Monday, November 10, 2008

Dragon Waketh, Elephant Sleepeth



Dragon goes offensive

China has unveiled one of the boldest moves by any country to tackle the fallout of the current financial crisis on its economy . Its 586 billion dollar stimulus will be spent in developing infrastructure (from NYTIMES)
At a time when major infrastructure projects are being put off around the world, China said it would spend an estimated $586 billion over the next two years — roughly 7 percent of its gross domestic product each year — to construct new railways, subways and airports and to rebuild communities devastated by an earthquake in the southwest in May.

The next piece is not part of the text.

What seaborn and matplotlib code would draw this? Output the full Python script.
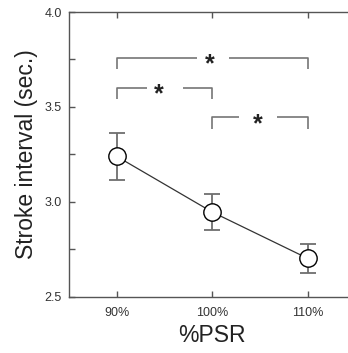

There have been dire prognostications for china from a variety of sources following the current credit crisis including Roubini.
Note that China is an economy is structurally dependent on exports: net exports (or the trade balance surplus) are close to 12% of GDP (up from 2% earlier in the decade) and exports represent about 40% of GDP. Real investment in China is about 45% of GDP and, leaving aside the part of this investment that is housing and infrastructure spending, about half of this capex spending goes towards the production of new capital goods that produces more exportable goods. So, with the sum of exports and investment representing about 80% of GDP, most of Chinese aggregate demand depends on its ability to sustain an export based economic growth.

The trouble –however – is that the main outlet of Chinese exports – the U.S. consumer – is now collapsing for the first time in two decades. Chinese exports to the U.S. were growing at an annualized rate of over 20% a year ago; while the most recent bilateral trade data from the U.S. now show that this export growth has now fallen down to 0%. But the worst is still to come in the next few quarters: after an ok second quarter in the U.S. (boosted by the tax rebates) U.S. retailers hoped that the consumer downturn would be minor: they thus placed over the summer massive orders for Chinese (and other imported) goods for Q3 and Q4. But now the U.S. holiday season clearly looks like the worst that the U.S. will experience in decades and the result of it will be a huge overhang of unsold Chinese good. Thus, you can expect that orders of Chinese goods for Q1 of 2009 and the rest of 2009 will be sharply down dragging Chinese exports to the U.S. into sharply negative territory. And it is not just Chinese exports to the U.S.: until a few months ago the U.S. was starting to contract but the rest of the advanced economies (Europe, Canada, Japan and Australia/New Zealand) were growing at a sustained rate, thus boosting Chinese exports. But there is now strong evidence that a severe recession has now started in almost all of the advanced economies. You can thus expect that Chinese export growth to Europe, Canada, Japan, etc. will sharply decelerate in the next few quarters, thus adding to the fall in Chinese net exports.


Its interesting to see China to be so pro-active and push in so much money to stimulate its economy by investing in infrastructure which will only add to further gains when all this mess is sorted out. This is being done when China has already invested large sums in infrastructure for its SEZs and for Olympics.

Defensive Elephant


Closer home, though woefully inadequate in its infrastructure, India is still dragging its feet in coming up with a comprehensive infrastructure development proposal. Even if India spends one-tenth of the amount China is planning to spend to develop its roads, water supply, ports, railway and airports, it would go a long way in overcoming some of our shortcomings. At the sametime this would provide jobs to a lot of people outside of the IT industry. But what i would like to see is for Montek Singh, P Chidambaram and Manmohan Singh to use this opportunity to be even more aggressive.This way they won't be just stimulating our economy, they would be creating millions of non-IT jobs and lay down an environment where our manufacturing industry can thrive. But at this point, i am not holding my breath.